А госпожа Абулафия уже торопится в сукку, чтобы пробудить брата от ночного сна, подслащенного сознанием выполненной заповеди, шелестом ветра в зеленой листве и запахом этрога, что лежит рядом с его подстилкой. И с какой-то непонятной решительностью просит растерянного господина Левинаса позволить раву повести утреннюю молитву «гошана раба», чтобы он первым и изо всех сил ударил веткой ивы в память о молебнах в разрушенном Храме. Так они и поступают. И под шум дождя, с рассвета стелющегося над поверхностью Сены, под доносящиеся с реки крики франкских моряков рав Эльбаз первым заводит молитву: Да будем мы спасены и избавлены, Господи, во имя Твое, от войны, и от засухи, и от плена, и от болезней, и от всех притеснителей, и от всех бедствий, какие есть в мире. Да удостоимся мы все чистого Иерусалима, и да наступят ноги наши на шеи ненавистников наших, и да воспляшут ноги наши во дворе Святыни, и да возденут руки наши этрог, лулав, мирт и араву, и да возгласят уста наши — спаси нас, Господи, во имя Твое, спаси нас.

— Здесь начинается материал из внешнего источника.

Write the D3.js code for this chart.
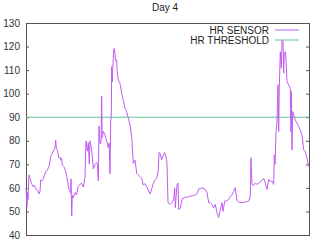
<!DOCTYPE html>
<meta charset="utf-8">
<style>
body { margin: 0; background: #fff; }
text { font-family: "Liberation Sans", Arial, sans-serif; }
</style>
<body>
<div id="chart"></div>
<script src="https://d3js.org/d3.v7.min.js"></script>
<script>
// sample position along the day and heart rate
var sampleIdx = [
  0, 0.5, 1, 1.5, 2, 3, 4, 5.5, 7, 8.5,
  10, 11.5, 13, 14, 14.7, 16, 17, 18, 19.7, 21.3,
  23, 24.7, 26.3, 28, 29, 29.7, 30.3, 31.3, 33, 34,
  34.7, 35.5, 36.3, 38, 39.7, 41.3, 43, 44, 44.7, 45,
  45.7, 46.3, 47.3, 49, 50.5, 52.3, 54, 55.5, 57.3, 59,
  60, 61.3, 62.3, 63.3, 64, 65.7, 67.3, 69, 70.7, 71.5,
  72.3, 73, 74, 75, 75.7, 76.2, 77.3, 79, 80.7, 82.3,
  83.2, 84, 84.7, 85.3, 85.7, 86.3, 86.7, 87.7, 88.3, 89,
  89.5, 90.7, 91, 92.3, 94, 95.7, 97.3, 99, 100.7, 102.3,
  104, 105.7, 107.3, 109, 110.7, 112.3, 114, 115.7, 117.3, 119,
  120.7, 122.3, 124, 125.7, 127.3, 129, 130.7, 132.3, 133, 134,
  135.7, 137.3, 138.7, 140.7, 141, 142, 144.3, 146, 147.7, 148.7,
  149.3, 151, 152, 152.7, 154.3, 156, 159.3, 162.7, 166, 169.3,
  171, 172.7, 176, 179.3, 181, 182.7, 184.3, 186, 187.7, 189.3,
  191, 192.7, 194.3, 196, 197, 198.7, 200.7, 202.7, 204.5, 206,
  207.7, 209.3, 211, 212.7, 216, 219.3, 222.7, 224.3, 225, 226,
  227.7, 229.3, 231, 232.7, 234.3, 236, 237.7, 239.3, 241, 242.7,
  244.3, 246, 247.7, 248.3, 249, 250, 251, 252, 252.7, 253.3,
  254.3, 255.3, 256, 257, 257.7, 258.3, 259.3, 260, 261, 262.7,
  264.3, 265, 265.3, 266, 266.7, 267.7, 269.3, 271, 272.7, 274.3,
  276, 277.7, 279.3, 281, 282.7];
var heartRate = [
  60, 56, 52, 58, 55, 65.5, 64, 62, 60.5, 61,
  59.5, 59, 57.5, 58.5, 63.4, 63, 63.5, 64.8, 66.9, 67.6,
  69, 73.3, 74.7, 76.1, 77, 80.3, 77, 76, 72.7, 73,
  71.8, 72.5, 69.7, 69, 67, 63.4, 59.3, 58.7, 57.7, 63.8,
  48, 57, 55.8, 58, 57, 60.8, 61.5, 62, 60.4, 64.4,
  79.9, 75.6, 79.2, 70.1, 80, 76, 68, 70, 70.7, 69.5,
  63, 86.3, 78.6, 79, 99, 81.3, 84, 82.5, 80, 77,
  79, 66, 88.4, 90.2, 111.5, 105, 110, 118.5, 119.2, 117,
  114, 114.3, 110, 105.8, 104.4, 100.2, 97.2, 93.8, 92.4, 89.5,
  86.7, 81.7, 70.4, 71.8, 66.2, 65.5, 64.8, 64, 61.2, 61.8,
  60.5, 59.1, 57.4, 59.5, 62, 63.4, 64.1, 67.6, 75, 74.7,
  71.8, 74, 75, 71.8, 70, 53.7, 53, 53.7, 55.2, 60,
  51.6, 61.5, 62, 50.9, 51.3, 55.2, 56, 56.2, 56.6, 57,
  57.5, 59.5, 60, 59.4, 58, 53.7, 53.7, 53, 51.6, 53,
  49.5, 47.4, 50.9, 53.7, 50, 54.4, 54.6, 55, 56.5, 57,
  58.5, 60, 54.6, 54, 53.7, 54, 54.4, 56.5, 72.8, 61.5,
  61, 62, 61.5, 62, 62.5, 63.5, 64, 62, 59.4, 63.6,
  62.6, 62.9, 61.5, 74, 70, 83.9, 88.1, 103.8, 83.9, 103,
  117.8, 110.8, 122.8, 122.5, 108.7, 117.1, 117.8, 115, 105.1, 103.7,
  102.3, 83.9, 101, 76.1, 92.4, 91, 88.8, 87.5, 86, 84.5,
  82.5, 76.1, 75.5, 72.6, 69];
var threshold = 90;
var yTicks = [40, 50, 60, 70, 80, 90, 100, 110, 120, 130];
var seriesNames = ['HR SENSOR', 'HR THRESHOLD'];
var seriesColors = ['#c25cf0', '#5cc79b'];

var width = 312;
var height = 242;
var margin = { top: 23, right: 3, bottom: 7, left: 26 };
var w = width - margin.left - margin.right;
var h = height - margin.top - margin.bottom;

var data = sampleIdx.map(function (d, i) { return { t: d, hr: heartRate[i] } });

var x = d3.scaleLinear().domain([0, 283]).range([0, w]);
var y = d3.scaleLinear().domain([40, 130]).range([h, 0]);

var svg = d3.select('#chart').append('svg')
    .attr('width', width)
    .attr('height', height);

svg.append('text')
    .attr('x', 165)
    .attr('y', 11)
    .attr('text-anchor', 'middle')
    .style('font-size', '10px')
    .style('fill', '#222')
    .text('Day 4');

var g = svg.append('g')
    .attr('transform', 'translate(' + margin.left + ',' + margin.top + ')');

// left axis with inward ticks, plus mirrored ticks on right
var gy = g.append('g')
    .call(d3.axisLeft(y).tickValues(yTicks).tickSize(-3).tickPadding(6));
var gy2 = g.append('g')
    .attr('transform', 'translate(' + w + ',0)')
    .call(d3.axisRight(y).tickValues(yTicks).tickSize(-3).tickFormat(''));
[gy, gy2].forEach(function (a) {
    a.select('.domain').remove();
    a.selectAll('line').style('stroke', '#555');
    a.selectAll('text').style('font-size', '10px').style('fill', '#333')
        .style('font-family', '"Liberation Sans", Arial, sans-serif');
});

g.append('rect')
    .attr('x', 0.5).attr('y', 0.5)
    .attr('width', w).attr('height', h)
    .style('fill', 'none')
    .style('stroke', '#555')
    .style('stroke-width', 1);

g.append('line')
    .attr('x1', 0).attr('x2', w)
    .attr('y1', y(threshold)).attr('y2', y(threshold))
    .style('stroke', seriesColors[1])
    .style('stroke-width', 1);

var line = d3.line()
    .x(function (d) { return x(d.t) })
    .y(function (d) { return y(d.hr) });

g.append('path')
    .datum(data)
    .attr('d', line)
    .style('fill', 'none')
    .style('stroke', seriesColors[0])
    .style('stroke-width', 1);

// legend
var legend = svg.append('g');
seriesNames.forEach(function (name, i) {
    var ly = 30 + i * 10;
    legend.append('text')
        .attr('x', 269)
        .attr('y', ly + 3.5)
        .attr('text-anchor', 'end')
        .style('font-size', '10px')
        .style('fill', '#222')
        .text(name);
    legend.append('line')
        .attr('x1', 275).attr('x2', 299)
        .attr('y1', ly).attr('y2', ly)
        .style('stroke', seriesColors[i])
        .style('stroke-width', 1);
});
</script>
</body>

Но «гошана раба» Эльбаза пока еще не проникает в чрево старого сторожевого судна, причаленного у правого берега реки и раскачивающегося сейчас под ногами моряков-исмаилитов, разбуженных шумом дождя. И уж тем более призыв этот, сотрясающий сейчас сукку на левом берегу, не может достичь хижины старого резчика, что у подножья холма с белым пятном. Но в то время как там, в хижине, тело черного идолопоклонника все еще распластано в изнеможении у ног своего закутанного покрывалом резного подобия, среди разбросанных по полу деревянных идолов, искусанное вожделеющими и голодными ртами франкских женщин и покрытое засохшими потёками нескончаемых извержений семени, в каюте на днище корабля Бен-Атар, тоже проснувшись от шума дождя, прислушивается к шагам верблюжонка, неторопливо расхаживающего по трюму, принюхивается к непривычному запаху, который издают смешавшиеся остатки рассыпанных пряностей, и затем начинает с прежней силой гладить, обнимать, целовать и мять большое, теплое тело единственной оставшейся у него жены. И вот уже первая жена спешит в благодарном порыве любви прильнуть к проснувшемуся мужчине, чтобы слиться с ним в совершенном и неповторимом телесном соединении, начисто свободном от любых посторонних мыслей и от всяких следов былого.